This invention relates generally to paging systems and in particular to a universal PSTN page entry protocol arrangement wherein each of the telephone inputs of an associated paging terminal may accommodate a telephone device or alternatively a computer or paging terminal as desired.
Paging systems typically in the past have comprised a paging terminal which controls a paging transmitter for broadcasting paging signals to a number of associated radio pagers. Each of the pagers include a unique paging address so that the system's pagers may be selectably addressed. This requires the appropriate encoding of the paging signal before broadcasting which customarily is effected within the paging terminal itself. A memory holds the appropriate addresses of each of the pagers within the system which may be extracted as needed. Until recently, users wishing to initiate a "page" to a radio pager wearer needed only to call the terminal over a telephone, public or private, and request such pager, usually identified by a page number. The unit to be called could be either tone only or tone and voice. In any event, the calling device from the caller to the paging terminal was by telephone line over a conventional telephone set.
With the advent of the numeric and alphanumeric display pagers, however, a simple telephone call is not always sufficient. Today's paging terminals must be compatible with two distinct and separate classes of callers, i.e., human callers and mechanical (computer/terminal) callers.

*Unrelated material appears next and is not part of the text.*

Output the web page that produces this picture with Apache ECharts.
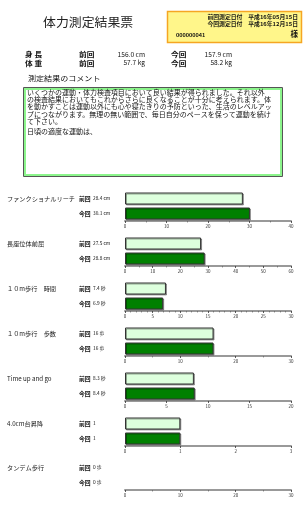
<!DOCTYPE html>
<html>
<head>
    <meta charset="utf-8">
    <title>体力測定結果票</title>
    <script src="https://cdn.jsdelivr.net/npm/echarts@6/dist/echarts.min.js"></script>
    <style>
        html, body { margin: 0; padding: 0; background: #fff; }
    </style>
</head>
<body>
<div id="main" style="width: 304px;height:508px;"></div>
<script type="text/javascript">
    // 測定項目
    var items = ['ファンクショナルリーチ', '長座位体前屈', '１０m歩行　時間', '１０m歩行　歩数', 'Time up and go', '4.0cm台昇降', 'タンデム歩行'];
    var units = [' cm', ' cm', ' 秒', ' 歩', ' 秒', '', ' 歩'];
    var prevValues = [28.4, 27.5, 7.4, 16, 8.3, 1, 0];
    var currValues = [30.1, 28.8, 6.9, 16, 8.4, 1, 0];
    // 軸の目盛
    var axisMax = [40, 60, 30, 30, 20, 3, 30];
    var axisInterval = [10, 10, 5, 10, 5, 1, 10];
    var minorSplit = [2, 2, 5, 2, 0, 0, 2];
    var rowNames = ['前回', '今回'];

    // 身長・体重
    var bodyLabels = ['身 長', '体 重'];
    var bodyPrev = ['156.0 cm', '57.7 kg'];
    var bodyCurr = ['157.9 cm', '58.2 kg'];

    var commentLines = [
        'いくつかの運動・体力検査項目において良い結果が得られました。それ以外',
        'の検査結果においてもこれからさらに良くなることが十分に考えられます。体',
        'を動かすことは運動以外にも心や寝たきりの予防といった、生活のレベルアッ',
        'プにつながります。無理の無い範囲で、毎日自分のペースを保って運動を続け',
        'て下さい。',
        '日頃の適度な運動は、'
    ];

    var FONT = '"Noto Sans CJK JP", sans-serif';
    var gridTops = [191, 236, 281, 326, 371, 416, 460];

    var myChart = echarts.init(document.getElementById('main'));

    function txt(x, y, text, size, opt) {
        opt = opt || {};
        return {
            type: 'text', x: x, y: y, scaleX: opt.sx || 1, z: 10,
            style: {
                text: text, fontSize: size, fontFamily: FONT,
                fontWeight: opt.bold ? 'bold' : 'normal',
                fill: opt.color || '#111',
                align: opt.align || 'left', verticalAlign: 'middle'
            }
        };
    }

    var graphic = [];
    // タイトル
    graphic.push(txt(43, 22, '体力測定結果票', 12.5, {sx: 1.03, color: '#222'}));
    // 黄色の枠
    graphic.push({
        type: 'rect', shape: {x: 167.5, y: 11.5, width: 134, height: 31},
        style: {fill: '#fff68a', stroke: '#f5a623', lineWidth: 1.5}
    });
    graphic.push(txt(298, 17, '前回測定日付　平成16年05月15日', 5.3, {bold: true, align: 'right', sx: 1.1}));
    graphic.push(txt(298, 23.5, '今回測定日付　平成16年12月15日', 5.3, {bold: true, align: 'right', sx: 1.1}));
    graphic.push(txt(176, 35, '000000041', 4.8, {bold: true, sx: 1.15}));
    graphic.push(txt(298, 34, '様', 7.5, {bold: true, align: 'right'}));

    // 身長・体重
    bodyLabels.forEach(function (lab, i) {
        var y = 54.5 + i * 8.5;
        graphic.push(txt(25, y, lab, 7, {bold: true, sx: 1.1}));
        graphic.push(txt(79, y, '前回', 7, {bold: true, sx: 1.1}));
        graphic.push(txt(145, y, bodyPrev[i], 6, {align: 'right', sx: 1.1}));
        graphic.push(txt(171, y, '今回', 7, {bold: true, sx: 1.1}));
        graphic.push(txt(232, y, bodyCurr[i], 6, {align: 'right', sx: 1.1}));
    });

    // コメント
    graphic.push(txt(28, 78, '測定結果のコメント', 7, {sx: 1.15}));
    graphic.push({
        type: 'rect', shape: {x: 23.5, y: 87.5, width: 259, height: 89},
        style: {fill: '#fff', stroke: '#555', lineWidth: 1}
    });
    graphic.push({
        type: 'rect', shape: {x: 25, y: 89, width: 256, height: 86},
        style: {fill: 'none', stroke: '#8cf58c', lineWidth: 2}
    });
    commentLines.forEach(function (line, i) {
        var y = 92.5 + i * 7.2 + (i === 5 ? 2.5 : 0);
        graphic.push(txt(27, y, line, 6.6, {sx: 1.06}));
    });

    // 項目名
    items.forEach(function (name, i) {
        graphic.push(txt(7, gridTops[i] + 7.5, name, 6.2, {color: '#222'}));
    });

    var grids = [], xAxes = [], yAxes = [], series = [];
    items.forEach(function (name, i) {
        grids.push({left: 125, width: 166, top: gridTops[i], height: 30});
        xAxes.push({
            type: 'value', gridIndex: i, min: 0, max: axisMax[i], interval: axisInterval[i],
            axisLine: {show: true, lineStyle: {color: '#999', width: 2}},
            axisTick: {show: true, length: 2, lineStyle: {color: '#333', width: 0.8}},
            minorTick: {show: minorSplit[i] > 0, splitNumber: minorSplit[i] || 5, length: 1.5, lineStyle: {color: '#555', width: 0.6}},
            splitLine: {show: false},
            axisLabel: {fontSize: 4.5, margin: 3, color: '#333', fontFamily: FONT}
        });
        var vals = [prevValues[i], currValues[i]];
        yAxes.push({
            type: 'category', gridIndex: i, data: rowNames, inverse: true,
            axisLine: {show: false}, axisTick: {show: false},
            axisLabel: {
                interval: 0, align: 'left', margin: 46,
                formatter: function (v, idx) {
                    return '{a|' + v + '}{b|' + vals[idx] + units[i] + '}';
                },
                rich: {
                    a: {fontSize: 5.8, fontWeight: 'bold', fontFamily: FONT, color: '#111', width: 14},
                    b: {fontSize: 4.8, fontFamily: FONT, color: '#111'}
                }
            }
        });
        series.push({
            type: 'bar', xAxisIndex: i, yAxisIndex: i, barWidth: 12, silent: true,
            data: [
                {value: prevValues[i], itemStyle: {color: '#ddffdd', borderWidth: prevValues[i] ? 1 : 0}},
                {value: currValues[i], itemStyle: {color: '#008000', borderWidth: currValues[i] ? 1 : 0}}
            ],
            itemStyle: {borderColor: '#333', shadowColor: 'rgba(0,0,0,0.35)', shadowOffsetX: 1, shadowOffsetY: 1},
            animation: false
        });
    });

    myChart.setOption({
        backgroundColor: '#fff',
        animation: false,
        graphic: graphic,
        grid: grids,
        xAxis: xAxes,
        yAxis: yAxes,
        series: series
    });
</script>
</body>
</html>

Until now the paging terminal included separate cards or modules to accommodate the various paging callers. For human callers using a conventional telephone, a telephone input is included in the associated paging terminal apparatus wherein an included DTMF detector is provided for accepting and processing dialed-in digits. For computer/terminals, a dedicated telephone input must be provided which further includes a modem. Accordingly, there are two separate and distinct cards or modules that heretofore must have been provided in the paging terminal. Consequently, there could well be an under-utilization for one type of caller while effecting an overloading regarding the other type, with no clear cut efficient way of addressing such undesired unbalance.